The largest of the Bay Islands offers some of the most accessible Caribbean diving in the region, with the Mesoamerican reef starting 100 meters from the beach in some places. West Bay and West End are the main dive hubs — the former upscale, the latter backpacker and dive-school central. Expect steep wall dives at Mary's Place, swim-throughs at Spooky Channel, and reliably warm 27–29°C water year-round. Whale sharks appear most often between February and April, and the resident dolphins at the research center do not — do not pay for the swim-with experience; the wild snorkeling is better and the ethics cleaner.
The smaller, scruffier, cheaper sibling of Roatán, Utila is where backpackers from around the world fly in to get their open-water or advanced certifications at US$300–$400 including accommodation. The island is a single main road, a handful of dive shops, a Caribbean Creole culture unlike anywhere in Spanish-speaking Honduras, and enough casual bars to keep the post-dive social life busy. Whale-shark sightings off the northern coast are common from March to May. Book a reputable shop — Alton's, Utila Dive Centre, Captain Morgan's — and you will leave a diver.
Between Tegucigalpa and San Pedro Sula, Lake Yojoa is a high-altitude volcanic lake surrounded by coffee fincas, cloud forest, and waterfalls with an extraordinary bird count — over 400 species recorded, including the keel-billed motmot and dozens of hummingbirds. D&D Brewery on the lakeshore is the traveler hub, with craft beer, simple rooms, and easy access to Pulhapanyaka waterfall, coffee tours, and boat trips out onto the lake. A useful two-night break if you are crossing the country overland.
Rising from sea level to 2,435 meters above the Caribbean coastal town of La Ceiba, Pico Bonito is one of the largest protected rainforests in Central America, and home to jaguars, tapirs, and the resplendent quetzal at elevation. The Lodge at Pico Bonito on the edge of the park runs guided hikes up to waterfall swimming holes, night walks, and a canopy zip-line with serious ecological credentials. Even a day trip from La Ceiba into the lowland trails delivers troops of white-faced capuchins and howler monkeys.
The Caribbean port of La Ceiba runs the biggest carnival in Honduras each May — a week of parades, live punta music, and street food centered on Avenida San Isidro. Beyond carnival, La Ceiba is the gateway to the Bay Islands and to the Garifuna coast to the east, where the descendants of Afro-indigenous Caribbean people expelled from St. Vincent in the 18th century maintain their language, drum traditions, and cassava-based cuisine in villages like Sambo Creek and Triunfo de la Cruz.

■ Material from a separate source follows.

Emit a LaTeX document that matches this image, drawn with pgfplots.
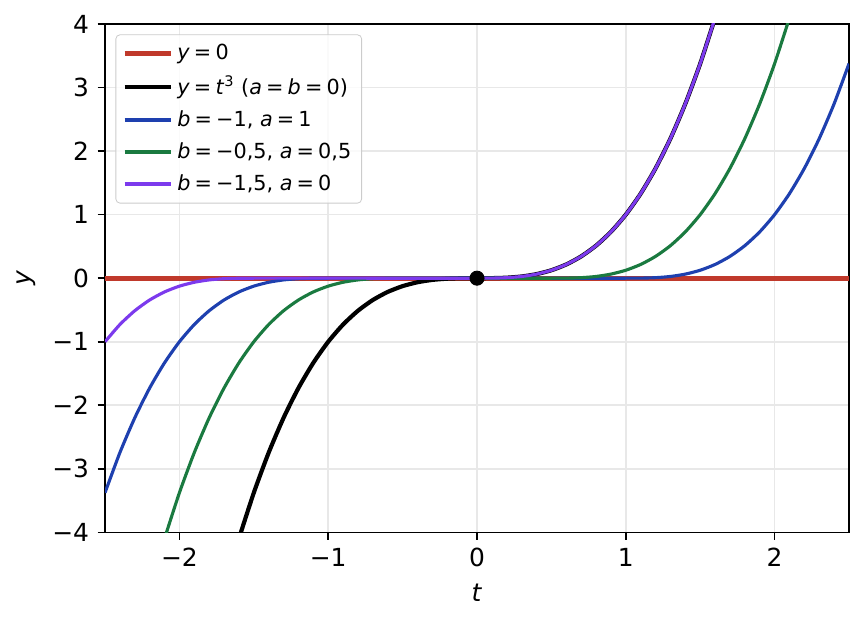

A UNESCO site of pristine Mosquitia rainforest in eastern Honduras, Río Plátano is the closest thing left to untouched tropical wilderness in Central America — a region of Miskito and Pech indigenous communities, river canoes, and lost cities swallowed by the forest. Access is genuinely difficult: flights into Palacios, small boats up the river, days of travel. Go only with an experienced operator like La Moskitia Ecoaventuras from La Ceiba, and budget a week minimum. For the traveler who has done Copán and the reef and wants something wilder.
February through May is the sweet spot — dry weather, excellent diving visibility around the Bay Islands, and cooler temperatures at Copán's elevation. November through January is also dry and pleasant, with the tradeoff of occasional northern cold fronts bringing rain to the Caribbean coast. The main rainy season from June through October brings heavy afternoon downpours in the highlands and reduces visibility around the reef, and hurricane risk runs from August through October — 2020's Hurricane Eta was a reminder of the coast's exposure. Whale-shark season on Utila peaks March to May, and carnival in La Ceiba falls in the third week of May.
Domestic flights are the best way to cover the country's awkward geography — CM Airlines and Aerolíneas Sosa connect San Pedro Sula, Tegucigalpa, Roatán, La Ceiba, and Utila for roughly US$80–$130 a leg. Between major cities, Hedman Alas runs the premium bus network with reserved seating and comfortable coaches on the San Pedro Sula–Copán–Tegucigalpa routes; this is a very different class of travel from the local chicken buses and the one worth paying for. The ferry from La Ceiba to Roatán (1 hour 20 minutes) or Utila (1 hour) is reliable. Do not drive yourself unless you have Central America experience; road travel at night is discouraged across the country, and private-driver transfers are reasonably priced.
Honduras uses the lempira (HNL), hovering around 25 HNL to 1 USD — exchange rates have been stable for years. US dollars are widely accepted in tourist areas (Bay Islands, Copán, dive shops), and most dive and tour prices are quoted in dollars. This is one of Central America's better values: a hostel bed runs US$10–$15, a dive-shop room US$20–$40, a mid-range hotel US$50–$90, a baleada (the national street snack of tortilla, beans, cream, and cheese) US$1–$2, and a good restaurant dinner US$10–$20. ATMs are plentiful in the cities and on Roatán and Utila; carry some cash for smaller towns and the Garifuna coast. Tipping is 10% at restaurants if service is not already included.